Найти какую-то убитую, страшную, грязную арку и всю ее разрисовать – это я могу, и я это делаю
– Это мой личный вклад в страну, в город. Я не могу не делать. С одной стороны – я как волонтер помогаю переселенцам, помогаю армии, но с другой стороны – как художник я должен выходить за рамки своей мастерской, своих выставок и что-то безвозмездно отдавать людям. Длительное время, очень много лет было потрачено на то, чтобы создать репутацию. Что произошло с закрашенной стеной – шумиха невероятная. А в прошлом году четыре моих работы закрасили, и это прошло бесследно, в позапрошлом году закрашивали кучу работ. Это важно – важно что-то менять. То есть я не жду каких-то изменений, я сам участник процесса изменения на своем уровне. Я не могу, к примеру, поменять в городе весь асфальт или отреставрировать мои любимые здания, но найти какую-то убитую, страшную, грязную арку и всю ее разрисовать – это я могу, и я это делаю. И это мой собственный вклад, мне не нужна для этого никакая помощь никаких грантов, меценатов, ни тем более харьковских властей, это последние люди, у кого я вообще буду брать деньги.

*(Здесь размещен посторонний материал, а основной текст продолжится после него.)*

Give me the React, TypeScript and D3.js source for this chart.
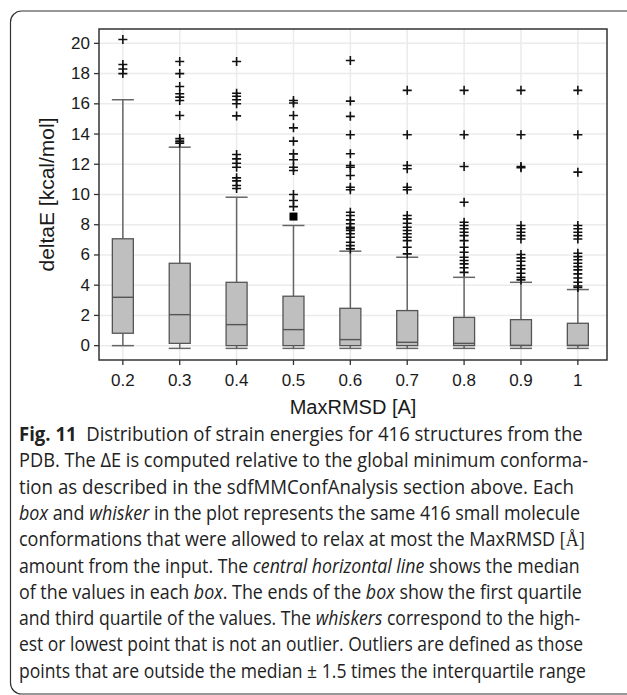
import React, { useLayoutEffect, useRef, useState } from 'react'
import * as d3 from 'd3'

const categories = ['0.2', '0.3', '0.4', '0.5', '0.6', '0.7', '0.8', '0.9', '1']
const q1 = [0.82, 0.15, 0, 0, 0, 0, 0, 0, 0]
const medians = [3.2, 2.05, 1.39, 1.06, 0.4, 0.22, 0.15, 0.02, 0.02]
const q3 = [7.07, 5.45, 4.19, 3.27, 2.47, 2.32, 1.87, 1.72, 1.48]
const whiskerLow = [0, -0.18, -0.18, -0.18, -0.18, -0.18, -0.18, -0.18, -0.18]
const whiskerHigh = [16.27, 13.13, 9.82, 7.95, 6.25, 5.85, 4.52, 4.19, 3.71]
const outliers = [
  [20.26, 18.6, 18.3, 18.0],
  [18.8, 18.0, 17.15, 16.67, 16.44, 16.22, 15.23, 13.7, 13.53, 13.4],
  [18.8, 16.7, 16.5, 16.27, 16.0, 15.2, 12.65, 12.36, 12.07, 11.8, 11.1, 10.9, 10.6, 10.4],
  [16.22, 16.05, 15.23, 14.41, 13.53, 12.69, 12.3, 11.8, 11.59, 10.0, 9.6, 9.2],
  [18.87, 16.18, 15.17, 13.95, 12.7, 11.92, 11.8, 11.26, 10.48, 10.31, 8.83, 8.61, 8.32, 8.06, 7.83, 7.73, 7.62, 7.4, 7.17, 6.84, 6.62, 6.4],
  [16.89, 13.95, 11.92, 11.7, 10.48, 10.31, 8.61, 8.39, 8.1, 7.83, 7.62, 7.4, 7.17, 6.95, 6.51, 6.07],
  [16.89, 13.95, 11.85, 9.49, 8.16, 7.95, 7.73, 7.5, 7.28, 6.95, 6.51, 6.18, 5.85, 5.63, 5.41, 5.15, 4.85],
  [16.89, 13.95, 11.85, 11.77, 7.95, 7.73, 7.5, 7.28, 7.06, 6.03, 5.81, 5.58, 5.3, 5.08, 4.79, 4.52, 4.35],
  [16.89, 13.95, 11.48, 7.95, 7.73, 7.5, 7.28, 7.06, 6.11, 5.89, 5.68, 5.45, 5.23, 5.01, 4.75, 4.48, 4.19, 3.95, 3.85],
]
// the filled square drawn above the 0.5 whisker
const squareMarks = [{ cat: '0.5', value: 8.54 }]
const yTicks = [0, 2, 4, 6, 8, 10, 12, 14, 16, 18, 20]

const captionLines = [
  [{ t: 'Fig. 11', b: true }, { t: '  Distribution of strain energies for 416 structures from the' }],
  [{ t: 'PDB. The \u0394E is computed relative to the global minimum conforma-' }],
  [{ t: 'tion as described in the sdfMMConfAnalysis section above. Each' }],
  [{ t: 'box', i: true }, { t: ' and ' }, { t: 'whisker', i: true }, { t: ' in the plot represents the same 416 small molecule' }],
  [{ t: 'conformations that were allowed to relax at most the MaxRMSD ' }, { t: '[\u00C5]', serif: true }],
  [{ t: 'amount from the input. The ' }, { t: 'central horizontal line', i: true }, { t: ' shows the median' }],
  [{ t: 'of the values in each ' }, { t: 'box', i: true }, { t: '. The ends of the ' }, { t: 'box', i: true }, { t: ' show the first quartile' }],
  [{ t: 'and third quartile of the values. The ' }, { t: 'whiskers', i: true }, { t: ' correspond to the high-' }],
  [{ t: 'est or lowest point that is not an outlier. Outliers are defined as those' }],
  [{ t: 'points that are outside the median \u00B1 1.5 times the interquartile range' }],
]
// right end of each caption line in the figure
const captionEnds = [583, 588, 574, 580, 585, 580, 582, 580, 583, 586]

const W = 627
const H = 695
const plot = { left: 99, right: 607, top: 29, bottom: 360 }

const App = () => {
  const x = d3
    .scalePoint<string>()
    .domain(categories)
    .range([plot.left, plot.right])
    .padding(0.466)
    .align(0.45)

  const y = d3.scaleLinear().domain([-0.95, 20.95]).range([plot.bottom, plot.top])

  const boxW = 21
  const capW = 22
  const cross = 4.5
  const sans = '"Liberation Sans", Arial, sans-serif'
  const capLeft = 19

  // squeeze each caption line to the width it has in the figure
  const lineRefs = useRef<(SVGTextElement | null)[]>([])
  const [scales, setScales] = useState<number[]>(captionLines.map(() => 0.9))
  useLayoutEffect(() => {
    const s = lineRefs.current.map((el, i) => {
      if (!el) return 0.9
      const w = el.getComputedTextLength()
      return w > 0 ? (captionEnds[i] - capLeft) / w : 0.9
    })
    setScales(s)
  }, [])

  return (
    <svg width={W} height={H} style={{ position: 'absolute', left: 0, top: 0 }}>
      <rect x={0} y={0} width={W} height={H} fill="#fff" />
      <rect x={10.5} y={11} width={660} height={683} rx={11} fill="none" stroke="#333" strokeWidth={1.2} />

      {/* grid */}
      <g stroke="#ebebeb" strokeWidth={1.5}>
        {yTicks.map(t => (
          <line key={`gy${t}`} x1={plot.left} x2={plot.right} y1={y(t)} y2={y(t)} />
        ))}
        {categories.map(c => (
          <line key={`gx${c}`} x1={x(c)} x2={x(c)} y1={plot.top} y2={plot.bottom} />
        ))}
      </g>

      {/* boxes */}
      {categories.map((c, i) => {
        const cx = x(c) as number
        return (
          <g key={`b${c}`}>
            <line x1={cx} x2={cx} y1={y(q3[i])} y2={y(whiskerHigh[i])} stroke="#666" strokeWidth={1.5} />
            <line x1={cx} x2={cx} y1={y(q1[i])} y2={y(whiskerLow[i])} stroke="#666" strokeWidth={1.5} />
            <line x1={cx - capW / 2} x2={cx + capW / 2} y1={y(whiskerHigh[i])} y2={y(whiskerHigh[i])} stroke="#666" strokeWidth={1.5} />
            <line x1={cx - capW / 2} x2={cx + capW / 2} y1={y(whiskerLow[i])} y2={y(whiskerLow[i])} stroke="#666" strokeWidth={1.5} />
            <rect
              x={cx - boxW / 2}
              y={y(q3[i])}
              width={boxW}
              height={y(q1[i]) - y(q3[i])}
              fill="#bfbfbf"
              stroke="#555"
              strokeWidth={1.3}
            />
            <line x1={cx - boxW / 2} x2={cx + boxW / 2} y1={y(medians[i])} y2={y(medians[i])} stroke="#555" strokeWidth={1.4} />
            {outliers[i].map((v, j) => (
              <path
                key={`o${j}`}
                d={`M${cx - cross},${y(v)}H${cx + cross}M${cx},${y(v) - cross}V${y(v) + cross}`}
                stroke="#111"
                strokeWidth={1.6}
              />
            ))}
          </g>
        )
      })}
      {squareMarks.map(s => (
        <rect
          key={`sq${s.cat}`}
          x={(x(s.cat) as number) - 4}
          y={y(s.value) - 4}
          width={8}
          height={8}
          fill="#000"
        />
      ))}

      {/* frame */}
      <rect
        x={plot.left}
        y={plot.top}
        width={plot.right - plot.left}
        height={plot.bottom - plot.top}
        fill="none"
        stroke="#333"
        strokeWidth={1.5}
      />

      {/* axes */}
      <g fontFamily={sans} fontSize={17} fill="#1a1a1a">
        {yTicks.map(t => (
          <g key={`ty${t}`}>
            <line x1={plot.left - 5} x2={plot.left} y1={y(t)} y2={y(t)} stroke="#333" strokeWidth={1.3} />
            <text x={plot.left - 9} y={y(t)} textAnchor="end" dominantBaseline="central">
              {t}
            </text>
          </g>
        ))}
        {categories.map(c => (
          <g key={`tx${c}`}>
            <line x1={x(c)} x2={x(c)} y1={plot.bottom} y2={plot.bottom + 5} stroke="#333" strokeWidth={1.3} />
            <text x={x(c)} y={386} textAnchor="middle">
              {c}
            </text>
          </g>
        ))}
      </g>
      <text
        fontFamily={sans}
        fontSize={21}
        fill="#1a1a1a"
        textAnchor="middle"
        transform={`translate(54,${(plot.top + plot.bottom) / 2}) rotate(-90)`}
      >
        deltaE [kcal/mol]
      </text>
      <text fontFamily={sans} fontSize={20} fill="#1a1a1a" textAnchor="middle" x={(plot.left + plot.right) / 2} y={414}>
        MaxRMSD [A]
      </text>

      {/* caption */}
      <g fontFamily='"Open Sans", sans-serif' fontSize={20} fill="#222">
        {captionLines.map((line, li) => (
          <text
            key={`c${li}`}
            ref={el => {
              lineRefs.current[li] = el
            }}
            x={0}
            y={0}
            transform={`translate(${capLeft},${441 + li * 26.3}) scale(${scales[li]},1)`}
            xmlSpace="preserve"
          >
            {line.map((s: any, si) => (
              <tspan
                key={si}
                fontWeight={s.b ? 'bold' : undefined}
                fontStyle={s.i ? 'italic' : undefined}
                fontFamily={s.serif ? '"Liberation Serif", serif' : undefined}
              >
                {s.t}
              </tspan>
            ))}
          </text>
        ))}
      </g>
    </svg>
  )
}

export default App
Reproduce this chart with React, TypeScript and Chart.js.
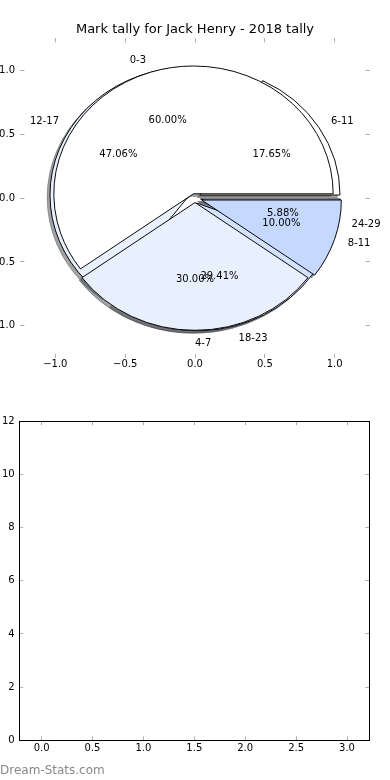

– Почему вы добавляете к рисункам надписи?
– Просто так сложилось, можно сказать, исторически. Я уже очень много лет рисую картины, рисунки, графику, и это всегда с подписями. Мне очень важно говорить не только изображением, но и словами, потому что, когда ты делаешь только изображение, любой куратор, искусствовед может придумать любой бред, абсолютно с тобой не связанный. То есть стоит тебе только умереть – и дальше начнется придумывание, додумывание, что этой картиной хотел сказать автор. Чтобы обезопасить себя от этого, я решил на работах писать еще и слова, дополнять изображение текстом – вот что я хотел сказать. Бывает, что я немного перегибаю палку, и получается слишком сложная идея, и люди не до конца понимают, о чем это. У меня есть работа в Харькове "Другие берега рядом", и за четыре года существования этой работы только четыре человека у меня спросили, не является ли эта работа отсылкой к Набокову, "Другие берега". А это действительно отсылка к Набокову. Ну, что поделаешь. Сейчас в Одессе сделал работу, посвященную "Котловану" Платонова, и прямо так и написал: "Надеюсь, что мы не строим котлован Платонова". У меня и об этой работе спрашивали. Но это уже интеллектуальные такие вещи, и я их очень редко делаю, потому что очень мало кто прочитывает содержание.
– Я знаю о вашем проекте в Изюме, это прифронтовой город. Вы в данном случае откликнулись на просьбу властей и нарисовали несколько граффити там. Вы согласились, потому что хотели внести немного радости в жизнь его жителей?
– Скорее больше радость. Я не использую тему войны в своих работах, потому что ее и так, в принципе, хватает. Во всяком случае, для меня хватает. Есть куча людей, которым комфортно делать вид, что ничего не происходит, ничего нет, люди занимаются своими делами, как и раньше занимались, и война их не касается. Их не касается война только потому, что они живут в мирном городе, но если бы они жили в Донецке или Луганске, их бы очень сильно это коснулось. Я не могу делать вид, что ничего не происходит, и мне очень важно помнить каждый день о том, что мое счастье, моя радость, что вся эта халепа (передряга. – РС) не добралась до моего любимого города и я могу продолжать заниматься своими проектами, ездить спокойно за границу с выставками, продавать работы, нормально коммуницировать, ездить рисовать по городам. И я ценю вклад этих пацанов, мужчин, которые защищают, по сути, и меня тоже. Они защищают страну и меня в частности. Я же часть страны.